EXERCISE DIRECTIONS: Any pictures should be left out; please print exactly the lines between the line with "Rebuild this chart" and the line with "plt.rcParams['font.family'] = ['Liberation", inclusive.

┌──

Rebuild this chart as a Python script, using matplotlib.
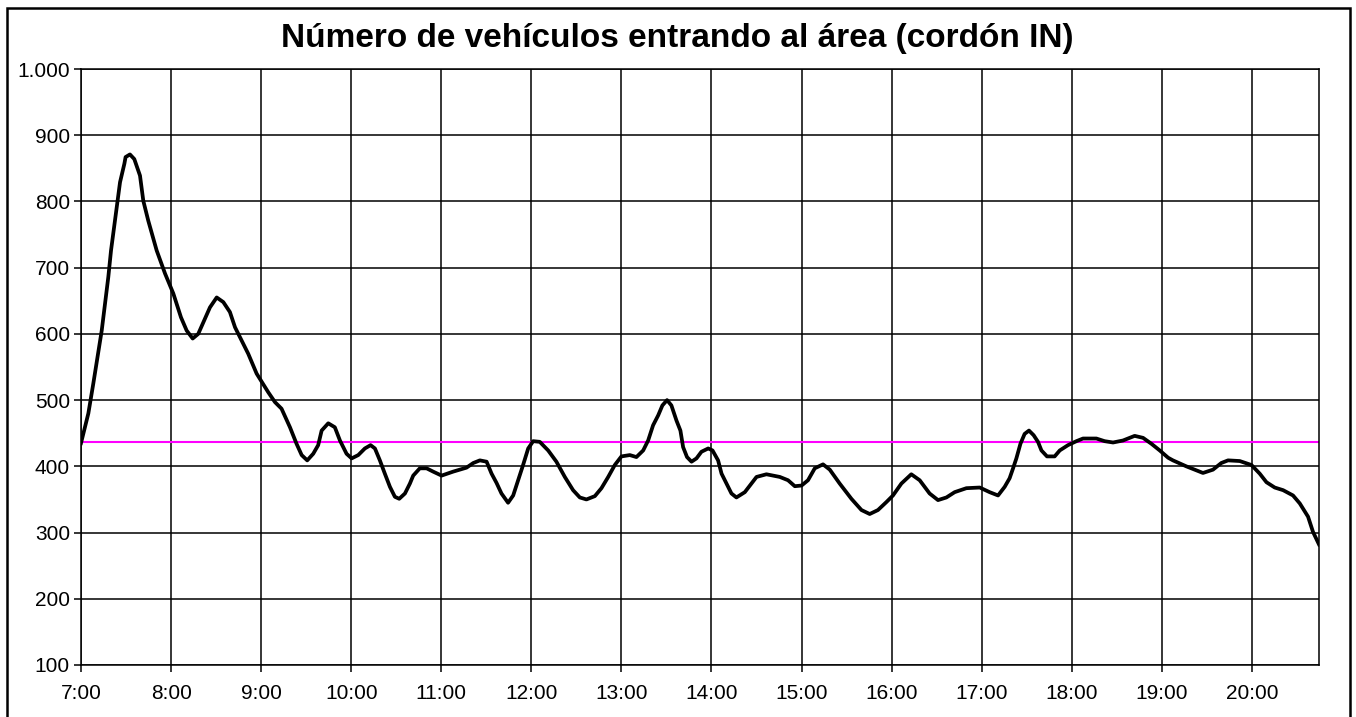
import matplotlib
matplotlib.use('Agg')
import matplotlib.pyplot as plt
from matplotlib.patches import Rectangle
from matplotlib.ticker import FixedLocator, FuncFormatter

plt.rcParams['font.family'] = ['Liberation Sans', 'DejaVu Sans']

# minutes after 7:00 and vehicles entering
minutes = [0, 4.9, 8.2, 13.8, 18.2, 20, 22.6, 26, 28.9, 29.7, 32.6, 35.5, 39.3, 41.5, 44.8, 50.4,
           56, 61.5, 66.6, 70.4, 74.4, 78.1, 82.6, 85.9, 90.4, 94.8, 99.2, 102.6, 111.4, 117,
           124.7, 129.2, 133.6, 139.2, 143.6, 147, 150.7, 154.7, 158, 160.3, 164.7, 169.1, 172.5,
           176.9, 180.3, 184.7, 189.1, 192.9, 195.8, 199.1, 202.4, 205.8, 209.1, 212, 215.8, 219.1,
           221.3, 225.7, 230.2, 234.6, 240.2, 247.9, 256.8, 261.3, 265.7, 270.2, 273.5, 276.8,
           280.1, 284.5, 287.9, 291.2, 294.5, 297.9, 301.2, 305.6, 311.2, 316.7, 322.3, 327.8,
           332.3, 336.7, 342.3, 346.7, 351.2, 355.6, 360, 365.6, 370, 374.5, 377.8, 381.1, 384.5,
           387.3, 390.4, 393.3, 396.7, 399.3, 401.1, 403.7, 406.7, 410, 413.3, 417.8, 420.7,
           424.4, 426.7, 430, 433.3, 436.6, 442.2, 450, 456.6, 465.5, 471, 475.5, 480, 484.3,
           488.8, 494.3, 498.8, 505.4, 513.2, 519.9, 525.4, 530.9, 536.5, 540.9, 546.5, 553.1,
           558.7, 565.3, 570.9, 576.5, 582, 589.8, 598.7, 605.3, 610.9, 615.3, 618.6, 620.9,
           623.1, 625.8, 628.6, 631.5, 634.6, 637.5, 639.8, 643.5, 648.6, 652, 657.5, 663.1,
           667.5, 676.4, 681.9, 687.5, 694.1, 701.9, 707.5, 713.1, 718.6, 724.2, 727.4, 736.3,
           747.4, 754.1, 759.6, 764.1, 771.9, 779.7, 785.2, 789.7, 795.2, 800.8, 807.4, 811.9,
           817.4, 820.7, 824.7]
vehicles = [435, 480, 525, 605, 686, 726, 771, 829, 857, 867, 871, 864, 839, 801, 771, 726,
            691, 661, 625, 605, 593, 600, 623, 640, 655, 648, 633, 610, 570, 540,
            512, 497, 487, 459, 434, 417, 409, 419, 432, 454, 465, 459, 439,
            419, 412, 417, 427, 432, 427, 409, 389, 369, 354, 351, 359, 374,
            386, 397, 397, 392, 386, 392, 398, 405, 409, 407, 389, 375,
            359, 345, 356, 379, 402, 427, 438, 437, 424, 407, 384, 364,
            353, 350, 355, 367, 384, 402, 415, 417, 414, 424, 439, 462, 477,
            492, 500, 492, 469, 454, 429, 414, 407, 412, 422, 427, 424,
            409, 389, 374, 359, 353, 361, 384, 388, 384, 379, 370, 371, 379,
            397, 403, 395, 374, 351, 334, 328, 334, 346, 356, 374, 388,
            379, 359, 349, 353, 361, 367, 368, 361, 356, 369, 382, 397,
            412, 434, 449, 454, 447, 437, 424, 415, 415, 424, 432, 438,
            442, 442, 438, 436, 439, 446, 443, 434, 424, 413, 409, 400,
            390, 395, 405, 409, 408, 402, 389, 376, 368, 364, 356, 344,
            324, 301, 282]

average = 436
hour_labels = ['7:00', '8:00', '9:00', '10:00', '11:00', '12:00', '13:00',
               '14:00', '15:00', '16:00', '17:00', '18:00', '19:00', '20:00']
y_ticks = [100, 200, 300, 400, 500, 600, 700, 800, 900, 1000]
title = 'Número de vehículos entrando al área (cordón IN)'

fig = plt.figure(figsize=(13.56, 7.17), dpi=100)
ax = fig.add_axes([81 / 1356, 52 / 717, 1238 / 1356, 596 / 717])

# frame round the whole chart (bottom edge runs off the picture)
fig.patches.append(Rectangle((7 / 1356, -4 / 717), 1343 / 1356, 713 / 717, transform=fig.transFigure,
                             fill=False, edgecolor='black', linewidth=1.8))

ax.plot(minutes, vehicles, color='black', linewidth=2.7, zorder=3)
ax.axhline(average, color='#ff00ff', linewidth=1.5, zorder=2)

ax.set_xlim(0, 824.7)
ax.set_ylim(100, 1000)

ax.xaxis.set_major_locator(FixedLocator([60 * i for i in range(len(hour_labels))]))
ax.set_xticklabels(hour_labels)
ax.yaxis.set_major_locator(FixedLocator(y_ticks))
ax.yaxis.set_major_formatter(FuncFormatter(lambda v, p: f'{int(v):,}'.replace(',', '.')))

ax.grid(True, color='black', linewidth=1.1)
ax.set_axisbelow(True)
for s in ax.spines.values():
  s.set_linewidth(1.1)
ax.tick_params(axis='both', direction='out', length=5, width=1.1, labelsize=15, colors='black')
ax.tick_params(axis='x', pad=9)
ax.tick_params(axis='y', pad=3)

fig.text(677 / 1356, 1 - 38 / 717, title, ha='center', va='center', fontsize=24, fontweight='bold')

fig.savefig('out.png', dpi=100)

└──
┌──

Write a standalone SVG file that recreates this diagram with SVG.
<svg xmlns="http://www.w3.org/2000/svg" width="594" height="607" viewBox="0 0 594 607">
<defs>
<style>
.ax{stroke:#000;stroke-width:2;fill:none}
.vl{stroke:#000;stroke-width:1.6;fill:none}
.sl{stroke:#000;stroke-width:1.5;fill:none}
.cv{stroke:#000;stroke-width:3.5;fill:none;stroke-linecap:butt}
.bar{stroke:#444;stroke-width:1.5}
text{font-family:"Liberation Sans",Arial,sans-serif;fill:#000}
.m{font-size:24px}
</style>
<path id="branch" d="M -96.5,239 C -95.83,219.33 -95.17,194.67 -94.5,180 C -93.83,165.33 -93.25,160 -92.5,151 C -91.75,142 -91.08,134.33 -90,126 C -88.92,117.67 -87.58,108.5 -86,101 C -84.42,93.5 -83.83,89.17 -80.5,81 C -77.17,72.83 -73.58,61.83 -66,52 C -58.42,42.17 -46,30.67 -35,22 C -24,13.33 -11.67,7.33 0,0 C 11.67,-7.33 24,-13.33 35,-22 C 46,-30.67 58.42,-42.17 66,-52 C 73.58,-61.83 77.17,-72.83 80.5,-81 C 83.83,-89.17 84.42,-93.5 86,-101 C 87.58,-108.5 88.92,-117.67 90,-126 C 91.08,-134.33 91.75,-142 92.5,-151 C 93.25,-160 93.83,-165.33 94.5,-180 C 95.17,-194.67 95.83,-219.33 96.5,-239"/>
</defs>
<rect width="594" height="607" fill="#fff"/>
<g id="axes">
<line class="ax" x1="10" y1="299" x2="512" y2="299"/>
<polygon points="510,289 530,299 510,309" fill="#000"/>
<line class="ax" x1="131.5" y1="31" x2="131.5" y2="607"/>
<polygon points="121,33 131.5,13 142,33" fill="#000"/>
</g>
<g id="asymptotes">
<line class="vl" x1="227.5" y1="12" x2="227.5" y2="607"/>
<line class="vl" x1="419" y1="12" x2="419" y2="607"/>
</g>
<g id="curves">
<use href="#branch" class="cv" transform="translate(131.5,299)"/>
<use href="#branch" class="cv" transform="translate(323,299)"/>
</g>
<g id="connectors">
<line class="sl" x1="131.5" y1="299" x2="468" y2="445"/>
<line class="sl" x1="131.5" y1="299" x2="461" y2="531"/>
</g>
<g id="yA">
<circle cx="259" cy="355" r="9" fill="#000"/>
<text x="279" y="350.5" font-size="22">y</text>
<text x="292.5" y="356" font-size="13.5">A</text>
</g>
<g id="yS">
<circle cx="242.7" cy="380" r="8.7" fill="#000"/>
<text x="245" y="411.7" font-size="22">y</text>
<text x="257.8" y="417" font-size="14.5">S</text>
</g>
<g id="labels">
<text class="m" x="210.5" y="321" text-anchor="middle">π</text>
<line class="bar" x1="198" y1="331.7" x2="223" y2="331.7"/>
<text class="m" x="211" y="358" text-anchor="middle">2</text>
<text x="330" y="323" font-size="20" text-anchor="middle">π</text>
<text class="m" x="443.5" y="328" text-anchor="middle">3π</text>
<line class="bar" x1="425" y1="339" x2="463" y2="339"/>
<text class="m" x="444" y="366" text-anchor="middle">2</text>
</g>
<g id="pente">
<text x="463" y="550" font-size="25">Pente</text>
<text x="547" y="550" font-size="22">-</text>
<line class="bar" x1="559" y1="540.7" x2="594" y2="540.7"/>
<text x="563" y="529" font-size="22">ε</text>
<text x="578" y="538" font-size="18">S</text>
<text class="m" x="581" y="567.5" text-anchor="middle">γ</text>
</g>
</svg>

└──

RESULT OF THIS EXERCISE:
Rebuild this chart as a Python script, using matplotlib.
import matplotlib
matplotlib.use('Agg')
import matplotlib.pyplot as plt
from matplotlib.patches import Rectangle
from matplotlib.ticker import FixedLocator, FuncFormatter

plt.rcParams['font.family'] = ['Liberation Sans', 'DejaVu Sans']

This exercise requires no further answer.